Lanjut Peter, hingga tenggat akhir Inzage yang ditetapkan pada tanggal 28 Maret 2023, belum ada pemberitahuan pengiriman berkas banding ke Pengadilan Tinggi.

"Hingga hari ini tanggal 2 April 2024 statusnya belum ada keterangan Tergugat 1, Tergugat 2, dan Tergugat 3 telah melakukan Inzage melalui sistem informasi e-court," jelasnya.

Selain itu kata Peter, Surat Kuasa Tergugat 3 dalam berkas bundel B Inzage tidak menyertai Kontra Memorinya. Sementara Surat Kuasa Banding pihak Tergugat 1 dan Tergugat 2 tidak dapat diakses melalui e-court.

"Hal tersebut kini sudah menjadi catatan Pemohon Banding di dalam proses Inzage melalui system informasi pengadilan e-court," tegasnya.

Lanjut Peter, pihaknya juga tidak menemukan nama saksi ahli otomotif Dr. -Ing. Mohammad Adhitya, S.T., M.Sc., dalam SIPP PN. Jakarta Selatan. Semestinya profil yang bersangkutan melekat bersama saksi-saksi lainnya untuk menjadi arsip serta untuk diketahui publik menunjuk keterangannya dalam memenuhi hukum acara gugatan perdata umum sebagai bukti pihak Tergugat.

Catatan-catatan tersebut kata Peter sudah menjadi bagian dari perjalanan perkaranya tentunya sebagai implementasi Nawa Cita PN Jakarta Selatan dibawah kepemimpinan Saut Maruli Tua, SH., MH.

"Salah satu agenda Nawa Cita Presiden RI adalah menolak negara lemah dengan melakukan reformasi sistem dan penegakan hukum yang bebas korupsi, bermartabat, dan terpercaya yang semestinya menyentuh hingga Badan Peradilan Umum sebagai sarana pelayanan publik bagi masyarakat saat berupaya mencari keadilan," tukasnya.

Sebelumnya, Pakar hukum perlindungan konsumen dari Universitas Indonesia (UI), Inosentius Samsul menegaskan, pengadilan dalam mengadili suatu perkara sejatinya mempertimbangkan nilai benda atau obyek sengketa yang disesuaikan dengan nilai keenomisannya. Bahkan objek sengketa tersebut dapat dikaitkan dengan nilai perkara yang terdampak oleh inflasi.

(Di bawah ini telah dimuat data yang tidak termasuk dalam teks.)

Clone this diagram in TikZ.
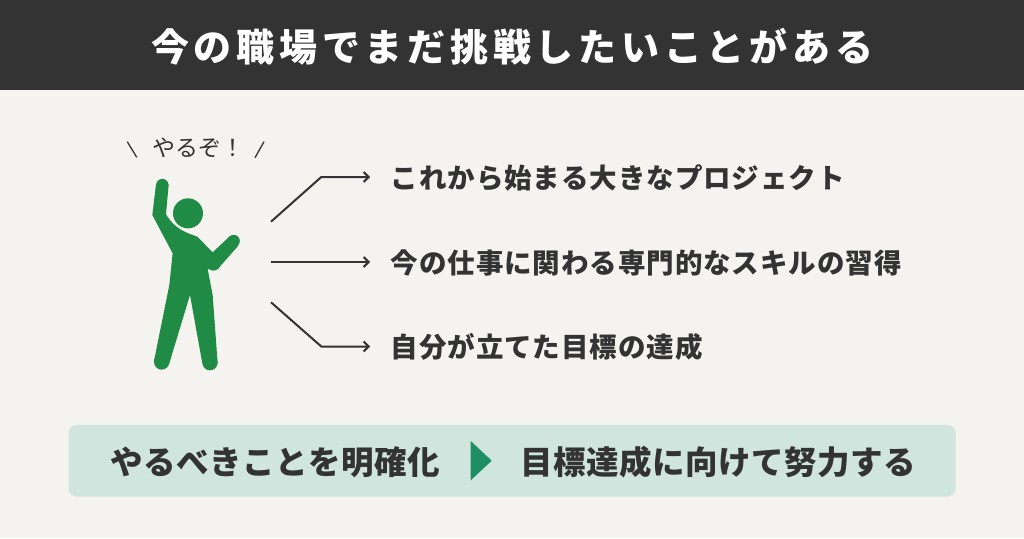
\documentclass[tikz,border=0pt]{standalone}
\usepackage{fontspec}
\usepackage{xcolor}
\usetikzlibrary{arrows.meta}
\setmainfont{Noto Sans CJK JP}
\definecolor{paper}{HTML}{F5F3EF}
\definecolor{dark}{HTML}{333333}
\definecolor{mint}{HTML}{CFE5DD}
\definecolor{person}{HTML}{1F8B44}
\definecolor{teal}{HTML}{1E8E64}
\newcommand{\spaced}[2]{\fontsize{#1}{#1}\selectfont\addfontfeature{LetterSpace=#2}}

\begin{document}
\begin{tikzpicture}[x=1pt, y=-1pt, >={Straight Barb[length=5pt,width=10pt]},
    title/.style = {anchor=center, text=white, font=\bfseries\spaced{38}{12.5}, inner sep=0pt},
    item/.style = {anchor=west, text=dark, font=\bfseries\spaced{27.5}{3.4}, inner sep=0pt, text height=25pt, text depth=3pt},
    band/.style = {anchor=center, text=dark, font=\bfseries\spaced{32.5}{1.5}, inner sep=0pt},
    say/.style = {anchor=center, text=dark, font=\spaced{23}{0}, inner sep=0pt},
    lead/.style = {->, draw=dark, line width=2pt, shorten >=20.5pt},
    tick/.style = {draw=dark, line width=1.3pt}]
    \useasboundingbox (0,0) rectangle (1024,538);
    \fill[paper] (0,0) rectangle (1024,538);
    \fill[dark] (0,0) rectangle (1024,90);
    \fill[mint, rounded corners=8pt] (68.5,425) rectangle (955.5,496.5);

    \node[title] (n_title) at (512,47) {今の職場でまだ挑戦したいことがある};

    % person
    \begin{scope}[shift={(110,125)}, x=0.3333pt, y=-0.3333pt]
        \fill[person] (234,265) circle (45);
        \fill[person] (138,178) -- (127,270) -- (188,385) -- (178,480) -- (132,708)
            -- (177,718) -- (240,510) -- (277,715) -- (323,715) -- (308,510) -- (293,432)
            -- (325,430) -- (385,362) -- (358,335) -- (308,382) -- (262,335)
            .. controls (225,322) and (195,312) .. (168,268) -- (176,178) -- cycle;
        \fill[person] (157,180) circle (18.5);
        \fill[person] (155,711) circle (23);
        \fill[person] (300,713) circle (23);
        \fill[person] (371,348) circle (18.5);
        \fill[person] (310,415) circle (22);
    \end{scope}

    \node[say] (n_say) at (198,148) {やるぞ！};
    \coordinate (s_1) at (127.3,141.7);
    \coordinate (s_2) at (136.7,157.3);
    \coordinate (s_3) at (264,141.7);
    \coordinate (s_4) at (255,157.7);
    \draw[tick] (s_1) -- (s_2);
    \draw[tick] (s_3) -- (s_4);

    \node[item] (n_1) at (390.5,177) {これから始まる大きなプロジェクト};
    \node[item] (n_2) at (390.5,262) {今の仕事に関わる専門的なスキルの習得};
    \node[item] (n_3) at (390.5,346.5) {自分が立てた目標の達成};

    \coordinate (a_1) at (271,221.7);
    \coordinate (b_1) at (321.3,177);
    \coordinate (a_2) at (271,262);
    \coordinate (a_3) at (271,302.3);
    \coordinate (b_3) at (321.3,346.5);
    \draw[lead] (a_1) -- (b_1) -- (n_1.west);
    \draw[lead] (a_2) -- (n_2.west);
    \draw[lead] (a_3) -- (b_3) -- (n_3.west);

    \node[band] (n_left) at (275,462) {やるべきことを明確化};
    \node[band] (n_right) at (718.5,462) {目標達成に向けて努力する};
    \fill[teal] (470.7,441) -- (491.7,460.7) -- (470.7,480.3) -- cycle;
\end{tikzpicture}
\end{document}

"Keterlambatan dalam memberikan versifikasi kontra memori banding dalam kasus gugatan banding konsumen yang telah melewati batas waktunya merupakan suatu bentuk ketidakadilan," ujar Inosentius kepada wartawan dalam keterangan yang diterima, Rabu (27/3/2024).

Inosentius juga menegaskan, pengadilan yang menunda pekerjaannya menandakan bahwa hukum telah kehilangan wibawanya. "Maxim Justice delay is justice denied (keadilan yang tertunda adalah keadilan yang ditolak). Oleh karena itu kondisi tersebut menambah daftar praktek ketidakadilan dalam sistem penegakan hukum kita. Hukum pun akan kehilangan wibawa," tegasnya.